Stated problem: Every line below that mentions the word "this" should be copied out.
───── Data section
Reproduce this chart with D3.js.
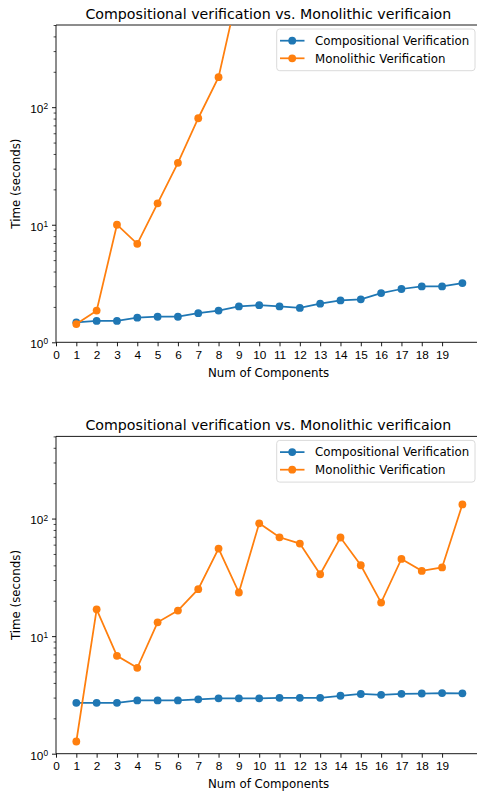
<!DOCTYPE html>
<html>
<head>
  <meta charset="utf-8">
  <title>Compositional vs. Monolithic verification</title>
  <script src="https://d3js.org/d3.v7.min.js"></script>
  <style>
    html, body { margin: 0; padding: 0; background: #fff; }
    svg { display: block; font-family: "DejaVu Sans", sans-serif; }
    .tick text { font-size: 11.8px; fill: #000; }
  </style>
</head>
<body>
  <svg id="chart" width="477" height="794"></svg>
  <script>
    // data
    const components = [1, 2, 3, 4, 5, 6, 7, 8, 9, 10, 11, 12, 13, 14, 15, 16, 17, 18, 19, 20];
    const xTickValues = [0, 1, 2, 3, 4, 5, 6, 7, 8, 9, 10, 11, 12, 13, 14, 15, 16, 17, 18, 19];
    const seriesNames = ["Compositional Verification", "Monolithic Verification"];
    const titleText = "Compositional verification vs. Monolithic verificaion";

    // top panel (monolithic runs off the top after 9 components)
    const compTop = [1.48, 1.52, 1.52, 1.62, 1.65, 1.65, 1.77, 1.86, 2.02, 2.07,
                     2.02, 1.96, 2.13, 2.27, 2.32, 2.62, 2.84, 2.99, 2.99, 3.19];
    const monoTop = [1.43, 1.86, 10.0, 6.88, 15.2, 33.6, 80.5, 180, 1050];

    // bottom panel
    const compBottom = [2.71, 2.71, 2.71, 2.84, 2.84, 2.84, 2.90, 2.96, 2.96, 2.96,
                        2.99, 2.99, 2.99, 3.11, 3.22, 3.17, 3.23, 3.25, 3.28, 3.26];
    const monoBottom = [1.27, 16.9, 6.8, 5.38, 13.1, 16.5, 25.1, 55.6, 23.5, 91.2,
                        69.3, 61.3, 33.6, 69.0, 40.1, 19.3, 45.4, 35.9, 38.4, 132];

    const colors = ["#1f77b4", "#ff7f0e"];
    const svg = d3.select("#chart");

    const left = 56, xUnit = 20.32;
    const xDomain = [0, 21];
    const yDomain = [1, 500];
    const plotH = 317.3;

    function drawPanel(top, comp, mono, id) {
      const bottom = top + plotH;
      const right = left + xUnit * (xDomain[1] - xDomain[0]);

      const x = d3.scaleLinear().domain(xDomain).range([left, right]);
      const y = d3.scaleLog().domain(yDomain).range([bottom, top]);

      const g = svg.append("g");

      g.append("clipPath").attr("id", "clip" + id)
        .append("rect")
        .attr("x", left).attr("y", top)
        .attr("width", right - left).attr("height", plotH);

      // x axis
      const xAxis = g.append("g")
        .attr("transform", `translate(0,${bottom})`)
        .call(d3.axisBottom(x).tickValues(xTickValues).tickSize(4).tickPadding(4).tickSizeOuter(0));
      xAxis.select(".domain").remove();
      xAxis.selectAll(".tick line").attr("stroke", "#000").attr("stroke-width", 0.9);

      // y axis: minor ticks
      const minor = [];
      [1, 10, 100].forEach(d => { for (let k = 2; k <= 9; k++) if (d * k <= 500) minor.push(d * k); });
      const yMinor = g.append("g")
        .attr("transform", `translate(${left},0)`)
        .call(d3.axisLeft(y).tickValues(minor).tickSize(2.4).tickFormat(""));
      yMinor.select(".domain").remove();
      yMinor.selectAll(".tick line").attr("stroke", "#000").attr("stroke-width", 0.7);

      // y axis: major ticks with 10^n labels
      const yMajor = g.append("g")
        .attr("transform", `translate(${left},0)`)
        .call(d3.axisLeft(y).tickValues([1, 10, 100]).tickSize(4).tickPadding(4).tickFormat(""));
      yMajor.select(".domain").remove();
      yMajor.selectAll(".tick line").attr("stroke", "#000").attr("stroke-width", 0.9);
      yMajor.selectAll(".tick").each(function (d) {
        const t = d3.select(this).select("text")
          .attr("x", -8).attr("dy", "0.45em").attr("text-anchor", "end");
        t.append("tspan").text("10");
        t.append("tspan").attr("dy", "-0.45em").attr("font-size", "8.3px")
          .text(Math.round(Math.log10(d)));
      });

      // spines
      const spine = g.append("g").attr("stroke", "#000").attr("stroke-width", 0.9);
      spine.append("line").attr("x1", left).attr("x2", left).attr("y1", top).attr("y2", bottom);
      spine.append("line").attr("x1", left).attr("x2", right).attr("y1", top).attr("y2", top);
      spine.append("line").attr("x1", left).attr("x2", right).attr("y1", bottom).attr("y2", bottom);
      spine.append("line").attr("x1", right).attr("x2", right).attr("y1", top).attr("y2", bottom);

      // series
      const plot = g.append("g").attr("clip-path", `url(#clip${id})`);
      const line = d3.line().x(d => x(d[0])).y(d => y(d[1]));
      [comp, mono].forEach((vals, i) => {
        const pts = vals.map((v, j) => [components[j], v]);
        plot.append("path").datum(pts)
          .attr("fill", "none").attr("stroke", colors[i]).attr("stroke-width", 1.75)
          .attr("d", line);
        plot.selectAll(null).data(pts).enter().append("circle")
          .attr("cx", d => x(d[0])).attr("cy", d => y(d[1])).attr("r", 3.9)
          .attr("fill", colors[i]);
      });

      // title
      g.append("text")
        .attr("x", (left + right) / 2 - 1).attr("y", top - 6.5)
        .attr("text-anchor", "middle").attr("font-size", "14.2px").attr("fill", "#000")
        .text(titleText);

      // axis labels
      g.append("text")
        .attr("x", (left + right) / 2 - 0.8).attr("y", bottom + 34.5)
        .attr("text-anchor", "middle").attr("font-size", "11.8px").attr("fill", "#000")
        .text("Num of Components");
      g.append("text")
        .attr("transform", `translate(19.5,${(top + bottom) / 2}) rotate(-90)`)
        .attr("text-anchor", "middle").attr("font-size", "11.8px").attr("fill", "#000")
        .text("Time (seconds)");

      // legend
      const lg = g.append("g");
      lg.append("rect")
        .attr("x", 276.7).attr("y", top + 4).attr("width", 198.3).attr("height", 41.7)
        .attr("rx", 3).attr("fill", "#fff").attr("fill-opacity", 0.8)
        .attr("stroke", "#d6d6d6").attr("stroke-width", 0.9);
      seriesNames.forEach((name, i) => {
        const cy = top + 15.7 + i * 17.6;
        lg.append("line").attr("x1", 280).attr("x2", 304.5).attr("y1", cy).attr("y2", cy)
          .attr("stroke", colors[i]).attr("stroke-width", 1.75);
        lg.append("circle").attr("cx", 292.2).attr("cy", cy).attr("r", 3.9).attr("fill", colors[i]);
        lg.append("text").attr("x", 315).attr("y", cy + 4.3)
          .attr("font-size", "11.8px").attr("fill", "#000").text(name);
      });
    }

    drawPanel(25, compTop, monoTop, 1);
    drawPanel(436.4, compBottom, monoBottom, 2);
  </script>
</body>
</html>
──────────
Task answer:
Reproduce this chart with D3.js.
        const t = d3.select(this).select("text")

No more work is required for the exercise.